— start Exercise data —

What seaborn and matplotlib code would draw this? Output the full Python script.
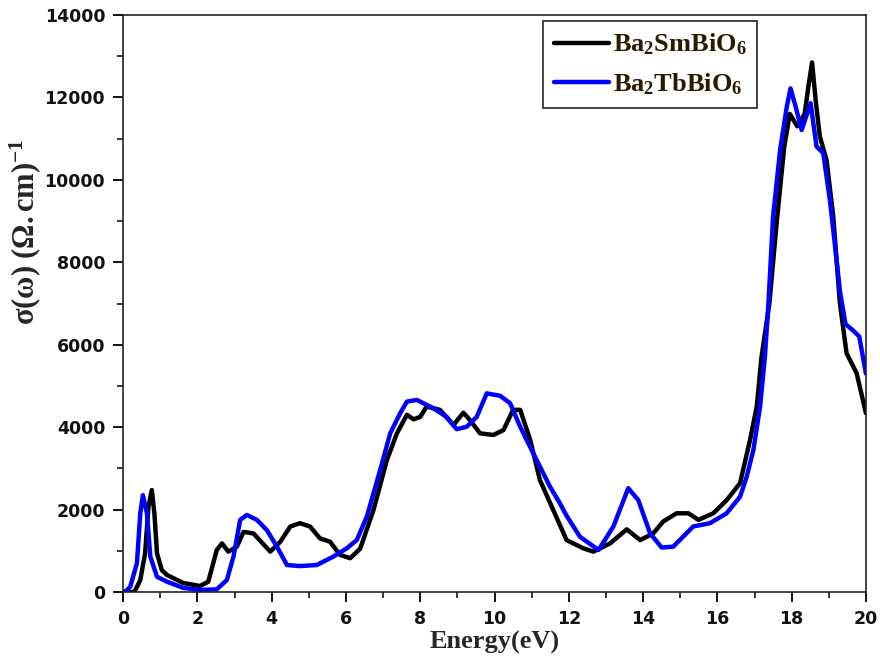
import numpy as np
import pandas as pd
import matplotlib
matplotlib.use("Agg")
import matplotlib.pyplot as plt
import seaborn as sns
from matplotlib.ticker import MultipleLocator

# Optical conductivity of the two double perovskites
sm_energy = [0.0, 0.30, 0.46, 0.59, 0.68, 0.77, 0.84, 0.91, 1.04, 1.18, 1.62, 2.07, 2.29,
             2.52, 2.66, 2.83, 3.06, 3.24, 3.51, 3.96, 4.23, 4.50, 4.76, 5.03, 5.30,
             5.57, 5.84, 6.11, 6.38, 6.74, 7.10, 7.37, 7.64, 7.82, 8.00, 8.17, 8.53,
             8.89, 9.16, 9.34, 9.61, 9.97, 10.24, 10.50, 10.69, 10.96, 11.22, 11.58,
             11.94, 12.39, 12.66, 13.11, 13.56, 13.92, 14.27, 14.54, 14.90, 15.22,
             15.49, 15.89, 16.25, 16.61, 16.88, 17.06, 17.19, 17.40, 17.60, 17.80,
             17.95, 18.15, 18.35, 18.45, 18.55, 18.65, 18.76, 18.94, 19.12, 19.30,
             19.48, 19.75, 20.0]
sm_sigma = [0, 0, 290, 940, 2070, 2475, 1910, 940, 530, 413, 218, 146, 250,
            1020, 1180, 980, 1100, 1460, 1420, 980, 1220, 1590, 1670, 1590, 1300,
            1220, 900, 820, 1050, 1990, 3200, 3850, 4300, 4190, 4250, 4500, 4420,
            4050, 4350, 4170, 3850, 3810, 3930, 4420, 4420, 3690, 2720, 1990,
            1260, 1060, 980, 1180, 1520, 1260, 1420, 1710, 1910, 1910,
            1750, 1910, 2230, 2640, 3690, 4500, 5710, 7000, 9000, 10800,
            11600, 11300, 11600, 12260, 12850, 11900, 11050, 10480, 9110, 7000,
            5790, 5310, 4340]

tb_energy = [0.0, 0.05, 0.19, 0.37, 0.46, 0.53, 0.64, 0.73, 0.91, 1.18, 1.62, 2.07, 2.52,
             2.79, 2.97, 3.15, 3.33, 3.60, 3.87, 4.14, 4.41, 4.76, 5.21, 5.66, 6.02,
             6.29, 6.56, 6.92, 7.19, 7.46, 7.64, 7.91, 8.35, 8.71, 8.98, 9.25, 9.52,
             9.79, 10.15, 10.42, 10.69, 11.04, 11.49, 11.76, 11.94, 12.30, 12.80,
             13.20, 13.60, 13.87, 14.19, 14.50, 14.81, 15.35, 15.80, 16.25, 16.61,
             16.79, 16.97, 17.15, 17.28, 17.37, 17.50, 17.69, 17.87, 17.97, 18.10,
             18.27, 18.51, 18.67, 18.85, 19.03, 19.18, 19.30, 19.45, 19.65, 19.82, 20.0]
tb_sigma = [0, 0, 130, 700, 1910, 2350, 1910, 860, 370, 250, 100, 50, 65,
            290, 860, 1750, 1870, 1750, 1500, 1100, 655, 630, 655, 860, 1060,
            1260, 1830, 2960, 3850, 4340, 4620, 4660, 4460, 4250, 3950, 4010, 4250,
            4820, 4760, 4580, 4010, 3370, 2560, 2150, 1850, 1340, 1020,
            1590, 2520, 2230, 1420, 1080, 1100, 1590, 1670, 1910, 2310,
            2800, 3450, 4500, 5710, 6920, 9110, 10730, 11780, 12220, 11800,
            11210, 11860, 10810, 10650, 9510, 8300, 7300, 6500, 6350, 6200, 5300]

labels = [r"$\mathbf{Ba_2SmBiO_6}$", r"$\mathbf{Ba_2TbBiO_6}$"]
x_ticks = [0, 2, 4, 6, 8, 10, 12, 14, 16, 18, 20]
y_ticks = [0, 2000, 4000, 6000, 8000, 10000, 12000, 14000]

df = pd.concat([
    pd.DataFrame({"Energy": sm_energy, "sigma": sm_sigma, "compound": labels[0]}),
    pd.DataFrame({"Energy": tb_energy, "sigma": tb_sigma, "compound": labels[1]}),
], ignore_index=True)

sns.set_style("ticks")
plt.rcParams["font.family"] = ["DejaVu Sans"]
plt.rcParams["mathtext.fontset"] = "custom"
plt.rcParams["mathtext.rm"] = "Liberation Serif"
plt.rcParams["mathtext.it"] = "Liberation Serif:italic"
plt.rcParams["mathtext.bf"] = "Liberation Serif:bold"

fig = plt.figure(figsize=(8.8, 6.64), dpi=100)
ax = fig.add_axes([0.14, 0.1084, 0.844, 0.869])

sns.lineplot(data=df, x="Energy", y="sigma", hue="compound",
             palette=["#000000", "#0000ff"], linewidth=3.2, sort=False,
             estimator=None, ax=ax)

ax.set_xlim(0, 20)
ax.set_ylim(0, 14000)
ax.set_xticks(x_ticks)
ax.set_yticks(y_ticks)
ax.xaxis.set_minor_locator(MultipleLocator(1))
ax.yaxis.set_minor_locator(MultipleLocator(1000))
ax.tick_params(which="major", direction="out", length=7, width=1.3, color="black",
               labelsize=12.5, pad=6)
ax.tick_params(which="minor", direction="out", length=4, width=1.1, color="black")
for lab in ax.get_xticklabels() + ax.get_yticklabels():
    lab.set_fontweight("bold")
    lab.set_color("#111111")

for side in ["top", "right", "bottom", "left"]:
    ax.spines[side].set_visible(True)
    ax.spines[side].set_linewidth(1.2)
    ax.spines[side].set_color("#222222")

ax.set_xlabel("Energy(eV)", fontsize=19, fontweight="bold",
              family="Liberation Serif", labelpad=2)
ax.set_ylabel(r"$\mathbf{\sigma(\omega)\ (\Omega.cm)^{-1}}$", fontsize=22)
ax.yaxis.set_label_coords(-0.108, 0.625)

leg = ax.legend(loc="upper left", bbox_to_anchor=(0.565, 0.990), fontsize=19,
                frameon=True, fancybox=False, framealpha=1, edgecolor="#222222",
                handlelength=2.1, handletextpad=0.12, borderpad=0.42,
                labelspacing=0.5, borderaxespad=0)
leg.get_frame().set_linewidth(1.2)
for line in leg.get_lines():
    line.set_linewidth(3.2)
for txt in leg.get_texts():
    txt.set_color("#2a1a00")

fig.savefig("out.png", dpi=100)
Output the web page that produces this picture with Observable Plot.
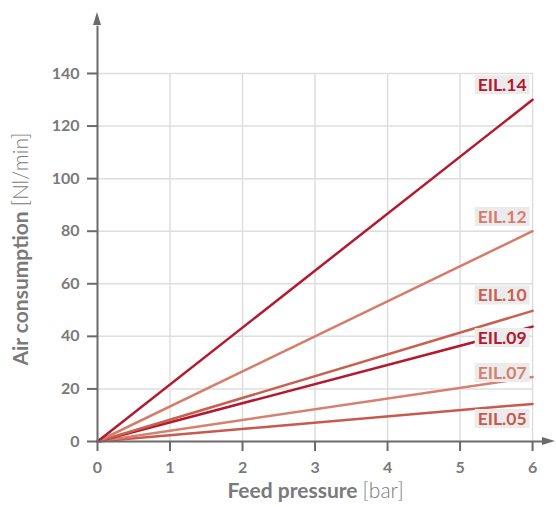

— end Exercise data —

### Given request
Transcribe each entry above exactly, apart from the pictures.

### Solution to the problem
What seaborn and matplotlib code would draw this? Output the full Python script.
import numpy as np
import pandas as pd
import matplotlib
matplotlib.use("Agg")
import matplotlib.pyplot as plt
import seaborn as sns
from matplotlib.ticker import MultipleLocator

# Optical conductivity of the two double perovskites
sm_energy = [0.0, 0.30, 0.46, 0.59, 0.68, 0.77, 0.84, 0.91, 1.04, 1.18, 1.62, 2.07, 2.29,
             2.52, 2.66, 2.83, 3.06, 3.24, 3.51, 3.96, 4.23, 4.50, 4.76, 5.03, 5.30,
             5.57, 5.84, 6.11, 6.38, 6.74, 7.10, 7.37, 7.64, 7.82, 8.00, 8.17, 8.53,
             8.89, 9.16, 9.34, 9.61, 9.97, 10.24, 10.50, 10.69, 10.96, 11.22, 11.58,
             11.94, 12.39, 12.66, 13.11, 13.56, 13.92, 14.27, 14.54, 14.90, 15.22,
             15.49, 15.89, 16.25, 16.61, 16.88, 17.06, 17.19, 17.40, 17.60, 17.80,
             17.95, 18.15, 18.35, 18.45, 18.55, 18.65, 18.76, 18.94, 19.12, 19.30,
             19.48, 19.75, 20.0]
sm_sigma = [0, 0, 290, 940, 2070, 2475, 1910, 940, 530, 413, 218, 146, 250,
            1020, 1180, 980, 1100, 1460, 1420, 980, 1220, 1590, 1670, 1590, 1300,
            1220, 900, 820, 1050, 1990, 3200, 3850, 4300, 4190, 4250, 4500, 4420,
            4050, 4350, 4170, 3850, 3810, 3930, 4420, 4420, 3690, 2720, 1990,
            1260, 1060, 980, 1180, 1520, 1260, 1420, 1710, 1910, 1910,
            1750, 1910, 2230, 2640, 3690, 4500, 5710, 7000, 9000, 10800,
            11600, 11300, 11600, 12260, 12850, 11900, 11050, 10480, 9110, 7000,
            5790, 5310, 4340]

tb_energy = [0.0, 0.05, 0.19, 0.37, 0.46, 0.53, 0.64, 0.73, 0.91, 1.18, 1.62, 2.07, 2.52,
             2.79, 2.97, 3.15, 3.33, 3.60, 3.87, 4.14, 4.41, 4.76, 5.21, 5.66, 6.02,
             6.29, 6.56, 6.92, 7.19, 7.46, 7.64, 7.91, 8.35, 8.71, 8.98, 9.25, 9.52,
             9.79, 10.15, 10.42, 10.69, 11.04, 11.49, 11.76, 11.94, 12.30, 12.80,
             13.20, 13.60, 13.87, 14.19, 14.50, 14.81, 15.35, 15.80, 16.25, 16.61,
             16.79, 16.97, 17.15, 17.28, 17.37, 17.50, 17.69, 17.87, 17.97, 18.10,
             18.27, 18.51, 18.67, 18.85, 19.03, 19.18, 19.30, 19.45, 19.65, 19.82, 20.0]
tb_sigma = [0, 0, 130, 700, 1910, 2350, 1910, 860, 370, 250, 100, 50, 65,
            290, 860, 1750, 1870, 1750, 1500, 1100, 655, 630, 655, 860, 1060,
            1260, 1830, 2960, 3850, 4340, 4620, 4660, 4460, 4250, 3950, 4010, 4250,
            4820, 4760, 4580, 4010, 3370, 2560, 2150, 1850, 1340, 1020,
            1590, 2520, 2230, 1420, 1080, 1100, 1590, 1670, 1910, 2310,
            2800, 3450, 4500, 5710, 6920, 9110, 10730, 11780, 12220, 11800,
            11210, 11860, 10810, 10650, 9510, 8300, 7300, 6500, 6350, 6200, 5300]

labels = [r"$\mathbf{Ba_2SmBiO_6}$", r"$\mathbf{Ba_2TbBiO_6}$"]
x_ticks = [0, 2, 4, 6, 8, 10, 12, 14, 16, 18, 20]
y_ticks = [0, 2000, 4000, 6000, 8000, 10000, 12000, 14000]

df = pd.concat([
    pd.DataFrame({"Energy": sm_energy, "sigma": sm_sigma, "compound": labels[0]}),
    pd.DataFrame({"Energy": tb_energy, "sigma": tb_sigma, "compound": labels[1]}),
], ignore_index=True)

sns.set_style("ticks")
plt.rcParams["font.family"] = ["DejaVu Sans"]
plt.rcParams["mathtext.fontset"] = "custom"
plt.rcParams["mathtext.rm"] = "Liberation Serif"
plt.rcParams["mathtext.it"] = "Liberation Serif:italic"
plt.rcParams["mathtext.bf"] = "Liberation Serif:bold"

fig = plt.figure(figsize=(8.8, 6.64), dpi=100)
ax = fig.add_axes([0.14, 0.1084, 0.844, 0.869])

sns.lineplot(data=df, x="Energy", y="sigma", hue="compound",
             palette=["#000000", "#0000ff"], linewidth=3.2, sort=False,
             estimator=None, ax=ax)

ax.set_xlim(0, 20)
ax.set_ylim(0, 14000)
ax.set_xticks(x_ticks)
ax.set_yticks(y_ticks)
ax.xaxis.set_minor_locator(MultipleLocator(1))
ax.yaxis.set_minor_locator(MultipleLocator(1000))
ax.tick_params(which="major", direction="out", length=7, width=1.3, color="black",
               labelsize=12.5, pad=6)
ax.tick_params(which="minor", direction="out", length=4, width=1.1, color="black")
for lab in ax.get_xticklabels() + ax.get_yticklabels():
    lab.set_fontweight("bold")
    lab.set_color("#111111")

for side in ["top", "right", "bottom", "left"]:
    ax.spines[side].set_visible(True)
    ax.spines[side].set_linewidth(1.2)
    ax.spines[side].set_color("#222222")

ax.set_xlabel("Energy(eV)", fontsize=19, fontweight="bold",
              family="Liberation Serif", labelpad=2)
ax.set_ylabel(r"$\mathbf{\sigma(\omega)\ (\Omega.cm)^{-1}}$", fontsize=22)
ax.yaxis.set_label_coords(-0.108, 0.625)

leg = ax.legend(loc="upper left", bbox_to_anchor=(0.565, 0.990), fontsize=19,
                frameon=True, fancybox=False, framealpha=1, edgecolor="#222222",
                handlelength=2.1, handletextpad=0.12, borderpad=0.42,
                labelspacing=0.5, borderaxespad=0)
leg.get_frame().set_linewidth(1.2)
for line in leg.get_lines():
    line.set_linewidth(3.2)
for txt in leg.get_texts():
    txt.set_color("#2a1a00")

fig.savefig("out.png", dpi=100)
Output the web page that produces this picture with Observable Plot.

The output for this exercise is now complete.